Transgender Day of Remembrance (TDOR) occurs annually on November 20th, at the conclusion of Transgender Awareness Week (November 13-19). TDOR was started in 1999 by Gwendolyn Ann Smith as a vigil to honor the memory of Rita Hester, a transgender woman who was killed in 1998. The vigil also honored transgender individuals who had lost their lives to violence since Rita Hester’s death and ultimately began a tradition that has now become the annual Transgender Day of Remembrance.
TDOR is a day to honor all of the lives of transgender people, particularly trans people of color, who have been killed due to hate-related violence. This year alone, over 40 trans individuals have lost their lives in the United States.
This Transgender Day of Remembrance, may we also reflect on the unique challenges that transgender and nonbinary individuals have faced due to the coronavirus pandemic. The pandemic has highlighted the longstanding disparities that exist for transgender and nonbinary individuals, including higher rates of mental health conditions and barriers to gender affirming care. OMH remains committed to holding the mental health system accountable to reducing disparities in quality, treatment and access outcomes for marginalized and underserved populations.

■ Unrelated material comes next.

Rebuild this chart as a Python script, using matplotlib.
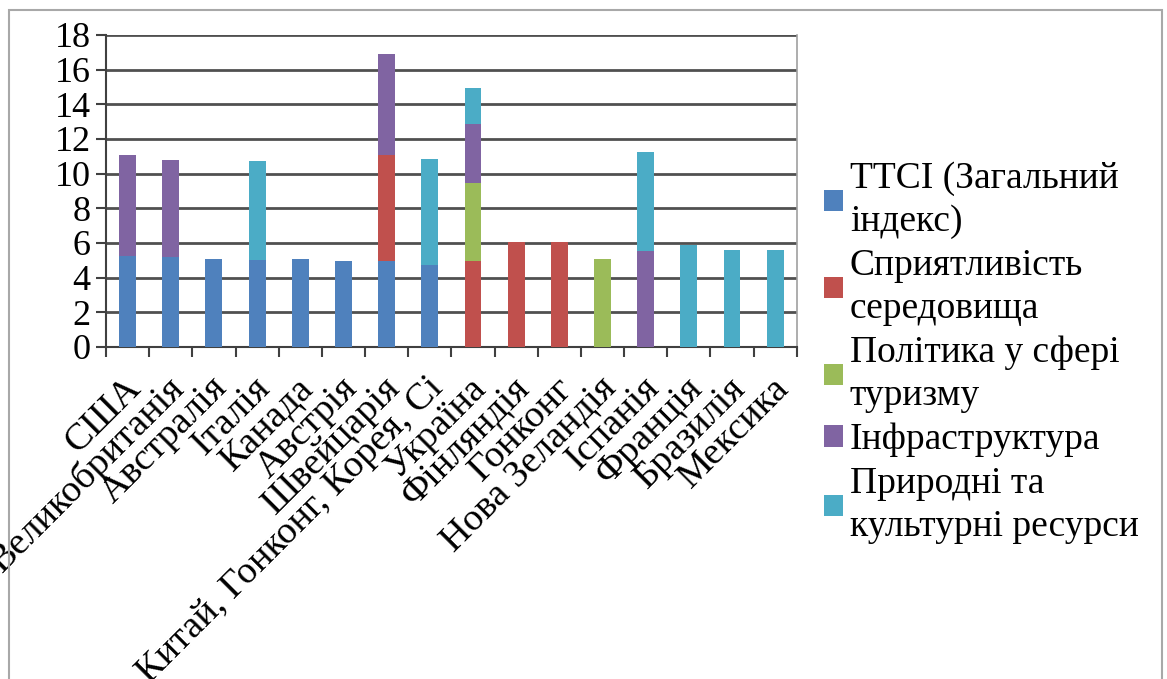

Additionally, OMH continues to create and disseminate educational resources, tip-sheets and materials across its various platforms that highlight special populations and available resources. In alignment with these efforts, OMH has created two resources that provide additional information on the unique experiences and challenges faced by transgender and nonbinary individuals. Additionally, these resources highlight the importance of using gender affirming language and provide guidance around terms to use and terms to avoid.

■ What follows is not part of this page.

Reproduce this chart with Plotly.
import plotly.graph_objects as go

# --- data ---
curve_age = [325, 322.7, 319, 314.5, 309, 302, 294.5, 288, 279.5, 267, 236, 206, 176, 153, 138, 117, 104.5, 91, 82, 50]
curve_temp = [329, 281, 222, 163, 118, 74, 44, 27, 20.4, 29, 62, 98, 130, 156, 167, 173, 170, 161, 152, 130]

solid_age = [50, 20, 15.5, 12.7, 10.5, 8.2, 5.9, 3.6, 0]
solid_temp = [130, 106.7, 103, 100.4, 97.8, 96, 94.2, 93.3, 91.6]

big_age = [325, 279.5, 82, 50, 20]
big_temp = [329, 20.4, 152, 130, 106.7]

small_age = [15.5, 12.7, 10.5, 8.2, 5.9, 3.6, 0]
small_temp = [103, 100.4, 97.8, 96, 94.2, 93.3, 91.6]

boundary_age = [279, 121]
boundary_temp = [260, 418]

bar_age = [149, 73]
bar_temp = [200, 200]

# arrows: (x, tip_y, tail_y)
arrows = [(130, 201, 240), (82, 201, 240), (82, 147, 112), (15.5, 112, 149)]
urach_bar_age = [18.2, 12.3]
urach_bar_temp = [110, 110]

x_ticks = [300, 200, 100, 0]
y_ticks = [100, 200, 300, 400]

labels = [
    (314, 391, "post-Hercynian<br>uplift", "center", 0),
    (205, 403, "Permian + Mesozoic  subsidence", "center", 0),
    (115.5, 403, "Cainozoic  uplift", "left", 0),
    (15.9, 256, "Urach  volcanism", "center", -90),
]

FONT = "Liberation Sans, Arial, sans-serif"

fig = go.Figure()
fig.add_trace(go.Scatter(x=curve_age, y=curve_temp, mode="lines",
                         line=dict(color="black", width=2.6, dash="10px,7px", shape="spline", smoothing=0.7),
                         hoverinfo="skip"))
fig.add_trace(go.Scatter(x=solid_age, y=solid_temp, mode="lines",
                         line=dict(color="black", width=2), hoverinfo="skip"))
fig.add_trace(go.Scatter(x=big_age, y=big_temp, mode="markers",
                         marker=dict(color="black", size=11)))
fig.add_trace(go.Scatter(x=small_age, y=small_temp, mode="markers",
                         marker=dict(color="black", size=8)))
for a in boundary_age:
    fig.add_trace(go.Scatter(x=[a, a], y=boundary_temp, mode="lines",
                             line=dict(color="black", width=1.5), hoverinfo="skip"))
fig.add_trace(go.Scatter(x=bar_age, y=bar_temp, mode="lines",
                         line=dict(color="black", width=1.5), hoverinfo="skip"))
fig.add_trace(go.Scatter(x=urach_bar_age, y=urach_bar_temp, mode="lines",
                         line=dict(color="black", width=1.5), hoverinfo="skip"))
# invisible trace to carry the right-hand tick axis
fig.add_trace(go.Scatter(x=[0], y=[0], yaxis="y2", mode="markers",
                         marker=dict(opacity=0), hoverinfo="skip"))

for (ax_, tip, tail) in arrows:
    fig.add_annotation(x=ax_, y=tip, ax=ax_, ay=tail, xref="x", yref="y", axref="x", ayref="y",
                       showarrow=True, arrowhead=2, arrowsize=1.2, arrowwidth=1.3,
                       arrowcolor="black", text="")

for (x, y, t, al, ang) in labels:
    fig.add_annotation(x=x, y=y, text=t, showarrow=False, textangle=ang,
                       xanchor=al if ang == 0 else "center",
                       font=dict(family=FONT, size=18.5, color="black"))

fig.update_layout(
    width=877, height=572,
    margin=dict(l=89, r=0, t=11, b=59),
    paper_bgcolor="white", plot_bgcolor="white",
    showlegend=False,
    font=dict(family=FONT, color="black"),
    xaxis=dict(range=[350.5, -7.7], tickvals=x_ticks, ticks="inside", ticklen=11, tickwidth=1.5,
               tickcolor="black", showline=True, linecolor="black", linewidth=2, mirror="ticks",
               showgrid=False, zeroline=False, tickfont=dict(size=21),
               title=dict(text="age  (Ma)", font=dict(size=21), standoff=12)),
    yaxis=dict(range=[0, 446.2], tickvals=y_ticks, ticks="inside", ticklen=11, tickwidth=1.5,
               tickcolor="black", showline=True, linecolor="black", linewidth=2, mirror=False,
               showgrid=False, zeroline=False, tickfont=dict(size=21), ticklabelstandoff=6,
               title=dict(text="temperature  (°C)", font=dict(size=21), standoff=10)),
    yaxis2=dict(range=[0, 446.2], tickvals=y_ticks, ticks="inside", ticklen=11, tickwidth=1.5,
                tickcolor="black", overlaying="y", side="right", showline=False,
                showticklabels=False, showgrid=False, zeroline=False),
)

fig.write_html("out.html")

OMH will continue to ensure that transgender and nonbinary individuals have their voices heard and are actively involved in OMH’s efforts to improve service delivery and programmatic developments. These focused efforts include ensuring there is representation from transgender and nonbinary individuals in OMH’s stakeholder and advisory bodies. Additionally, OMH will continue to promote training and educational opportunities focused on providing gender affirming care across the mental health system.
This Transgender Day of Remembrance, we invite you to join OMH in promoting equity and inclusion for all!